Yeah, I didn't know where to post this...anyways, help from the technical people on this board, please?

I always use a Cruzer flash drive/U3 smart drive when on the computer. My browser on it is Firefox, because my mom loves IE and refuses to download any other browser to her computer. When I click on the Firefox icon on my U3 menu, two of this image appear, one after the other, then this one appears, and Firefox never opens. What's wrong with my flash drive?

Sorry if it's in the wrong place, or if this is a stupid question. I'm clueless when it comes to technical things, and using this lame browser that claims it's a fancy new thing, but copies everything from the desktop's IE, is really pissing me off.


----------



## CNiall (Aug 2, 2008)

Why don't you just install Firefox to the desktop and use that whilst your mother uses IE?


----------



## Munchkin (Aug 2, 2008)

I did, but my brother deleted it. Since the computer's been loading slowly, they blame my "stupid downloads" and "pointless crap" for making the computer slower. I suppose I should just try again...thanks, I guess.


----------



## Renteura (Aug 3, 2008)

Melodic Harmony said:


> I did, but my brother deleted it. Since the computer's been loading slowly, they blame my "stupid downloads" and "pointless crap" for making the computer slower. I suppose I should just try again...thanks, I guess.

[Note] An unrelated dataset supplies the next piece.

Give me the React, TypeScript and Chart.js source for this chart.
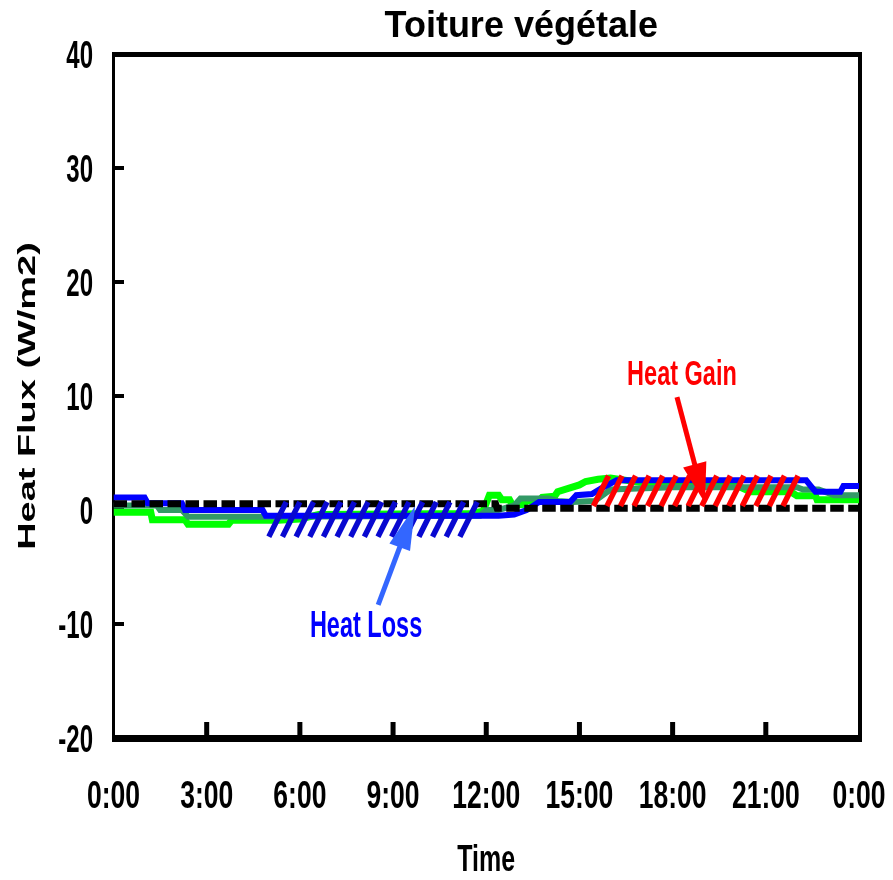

Install firefox in some random folder only you know of so they cant delete it XP


----------



## Icalasari (Aug 3, 2008)

You need to install it on her comp. You can move the files to the flashdrive, but it still needs to be installed on her comp, or else it won't work


----------



## Munchkin (Aug 3, 2008)

For some reason, my U3 Firefox started working again this morning, and it seems fine now. Weird, but thanks - I installed it on the desktop for future emergencies =D


----------